The Soviets movement toward our position means you may wish to reassess our policy toward the TTB, before we are locked into a completed deal. We now have to take seriously the possibility that the TTB will be ready for submission to Congress later this year.

As I see it, you have two alternatives:

—Let the present course of events continue and submit the TTB for ratification once it is negotiated.

—Try to “enhance” the TTB, either by adding provisions which would call for follow-on CTB negotiations, or by explicit provisions to the agreement which would result in an eventual CTB, say 5–10 years later.

If we proceed on the present course, there will probably be a considerable ratification fight, although in the end, the treaty will probably be ratified. Opponents will argue that the high threshold is counterproductive to real arms control and that the PNE agreement “legitimizes” pernicious PNEs, harming non-proliferation efforts. On the other hand, completing the agreement will clearly signal to the Soviets that the U.S. sticks to its word, and it would represent another step in improving relations. Everyone—on both the Soviet and American sides—acknowledges that the agreement has only limited military significance.

“Enhancing” the treaty by adding either general or specific CTB provisions would make it considerably more attractive to the Congress and the public (with the exception of some element in the weapons development community). And in the long run, a CTB would have some military significance by gradually eroding the confidence each side has in its first strike capabilities. Nevertheless, four major problems remain with the CTB:

1. PNEs. A CTB which permitted continued PNEs would be a sham.

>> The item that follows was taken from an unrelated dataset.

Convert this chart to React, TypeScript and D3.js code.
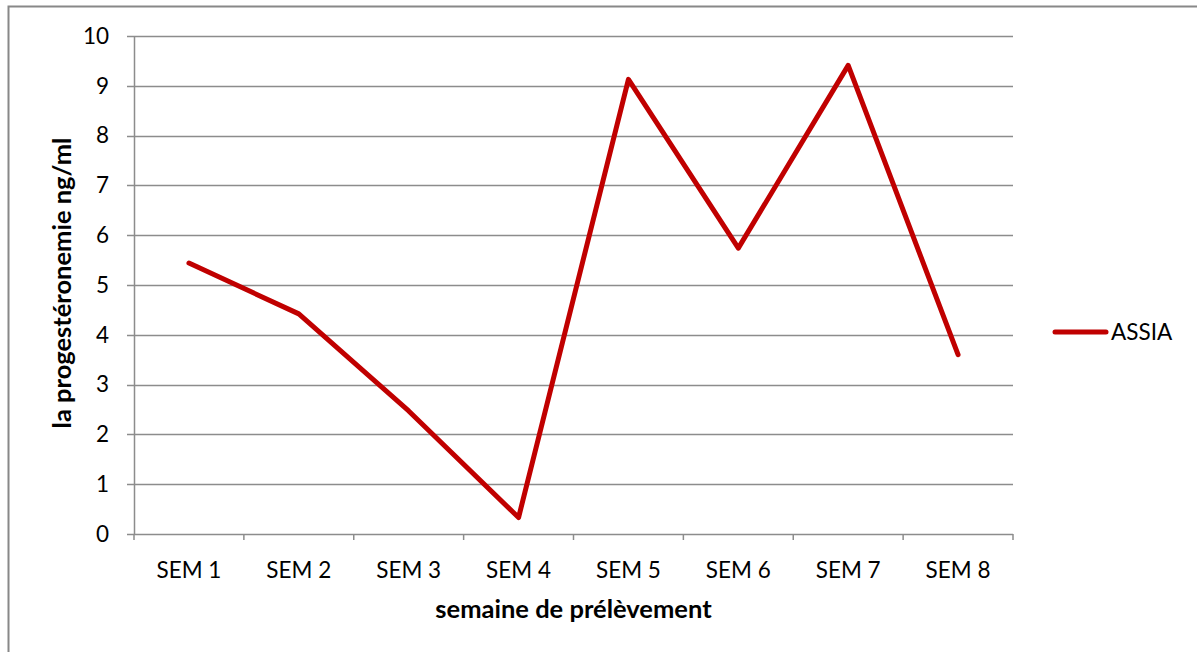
import React, { useEffect, useRef } from 'react';
import * as d3 from 'd3';

const weeks = ['SEM 1', 'SEM 2', 'SEM 3', 'SEM 4', 'SEM 5', 'SEM 6', 'SEM 7', 'SEM 8'];
const assia = [5.44, 4.42, 2.47, 0.33, 9.13, 5.74, 9.41, 3.6];
const yTicks = [0, 1, 2, 3, 4, 5, 6, 7, 8, 9, 10];

const FONT = 'Lato, sans-serif';

const App = () => {
  const ref = useRef<SVGSVGElement>(null);

  useEffect(() => {
    const svg = d3.select(ref.current);
    svg.selectAll('*').remove();

    const width = 1197;
    const height = 652;
    const margin = { top: 36, right: 184, bottom: 118, left: 134 };

    // outer chart border (only top and left visible in the frame)
    svg.append('rect')
      .attr('x', 8.5).attr('y', 6.5)
      .attr('width', width).attr('height', height)
      .attr('fill', 'none').attr('stroke', '#888').attr('stroke-width', 2);

    const x = d3.scaleBand()
      .domain(weeks)
      .range([margin.left, width - margin.right]);

    const y = d3.scaleLinear()
      .domain([0, 10])
      .range([height - margin.bottom, margin.top]);

    // gridlines
    svg.append('g')
      .selectAll('line')
      .data(yTicks)
      .join('line')
      .attr('x1', margin.left - 7)
      .attr('x2', width - margin.right)
      .attr('y1', d => Math.round(y(d)) + 0.5)
      .attr('y2', d => Math.round(y(d)) + 0.5)
      .attr('stroke', '#8c8c8c')
      .attr('stroke-width', 1.5);

    // y axis line
    svg.append('line')
      .attr('x1', margin.left + 0.5).attr('x2', margin.left + 0.5)
      .attr('y1', y(10)).attr('y2', y(0))
      .attr('stroke', '#8c8c8c').attr('stroke-width', 1.5);

    // x axis ticks
    svg.append('g')
      .selectAll('line')
      .data(d3.range(weeks.length + 1))
      .join('line')
      .attr('x1', i => margin.left + i * x.step())
      .attr('x2', i => margin.left + i * x.step())
      .attr('y1', y(0))
      .attr('y2', y(0) + 6)
      .attr('stroke', '#8c8c8c').attr('stroke-width', 1.5);

    // y tick labels
    svg.append('g')
      .selectAll('text')
      .data(yTicks)
      .join('text')
      .attr('x', margin.left - 25)
      .attr('y', d => y(d))
      .attr('dy', '0.35em')
      .attr('text-anchor', 'end')
      .style('font-family', FONT)
      .style('font-size', '22.5px')
      .text(d => d);

    // x tick labels
    svg.append('g')
      .selectAll('text')
      .data(weeks)
      .join('text')
      .attr('x', d => x(d)! + x.bandwidth() / 2)
      .attr('y', y(0) + 44)
      .attr('text-anchor', 'middle')
      .style('font-family', FONT)
      .style('font-size', '22.5px')
      .text(d => d);

    // series line
    const line = d3.line<number>()
      .x((d, i) => x(weeks[i])! + x.bandwidth() / 2)
      .y(d => y(d));

    svg.append('path')
      .datum(assia)
      .attr('d', line)
      .attr('fill', 'none')
      .attr('stroke', '#c00000')
      .attr('stroke-width', 5)
      .attr('stroke-linejoin', 'round')
      .attr('stroke-linecap', 'round');

    // legend
    svg.append('line')
      .attr('x1', 1055).attr('x2', 1106)
      .attr('y1', 332).attr('y2', 332)
      .attr('stroke', '#c00000').attr('stroke-width', 5)
      .attr('stroke-linecap', 'round');
    svg.append('text')
      .attr('x', 1111).attr('y', 332)
      .attr('dy', '0.35em')
      .style('font-family', FONT)
      .style('font-size', '22.5px')
      .text('ASSIA');

    // axis titles
    svg.append('text')
      .attr('x', (margin.left + width - margin.right) / 2)
      .attr('y', 618)
      .attr('text-anchor', 'middle')
      .style('font-family', FONT)
      .style('font-size', '25.5px')
      .style('font-weight', 'bold')
      .text('semaine de prélèvement');

    svg.append('text')
      .attr('transform', `translate(71, ${y(5) - 2}) rotate(-90)`)
      .attr('text-anchor', 'middle')
      .style('font-family', FONT)
      .style('font-size', '25.5px')
      .style('font-weight', 'bold')
      .text('la progestéronemie ng/ml');
  }, []);

  return (
    <svg
      ref={ref}
      width={1197}
      height={652}
      style={{ position: 'absolute', left: 0, top: 0, background: '#fff' }}
    />
  );
};

export default App;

2. Verification. Our verification capability is miniscule at very low yields (below 5–10 KT).

3. The French and Chinese. We might be able to assuage the French by offering additional weapons design cooperation, but the Russians would have to fall off their demand that the treaty be worded in such a way that it is obviously aimed at the French and Chinese.

4. Changing course with the Soviets. Reopening the CTB issue before the TTB is completed would give the Soviets additional reason to question the continuity of U.S. policy.

Despite these problems, there is clearly a possible CTB deal with the Russians if you want to pursue it. You could tell them we would go along with the CTB, which they want very badly, provided they [Page 411] fall off explicit anti-French and anti-Chinese provisions and agree to forego PNEs. They would also have to give us some verification provision aids to insure that low-level seismic events were earthquakes and not tests. In return, we would probably have to agree to join them in a joint non-proliferation effort, although we could probably keep it far short of their desires for nuclear condominium. This approach might have some marginal positive influence on nonproliferation.

Recommendation

That you indicate below how you wish us to proceed at this stage.

__________ Discuss with me.

__________ Prepare thorough analysis of enhancing TTB by moving towards CTB.

__________ Continue toward TTB agreement and forget CTB for now.

__________ Other.

  1. Summary: Lodal updated Kissinger on the status of the TTBT/PNE talks ongoing in Moscow. He noted that the Threshold Test Ban Treaty might be ready for submission to Congress later in 1975 and suggested that Kissinger might reassess the administration’s policy concerning the TTBT.

    Source: Ford Library, National Security Council, Institutional Files—NSDMs, Box 58, NSDM 287—Instructions for the U.S. Delegation to the TTB/PNE Negotiations, 2/10/75 (2). Secret. Sent for action. Kissinger initialed the first page of the memorandum, approved the first two recommendations, and wrote “including Sonnenfeldt” next to the first recommendation.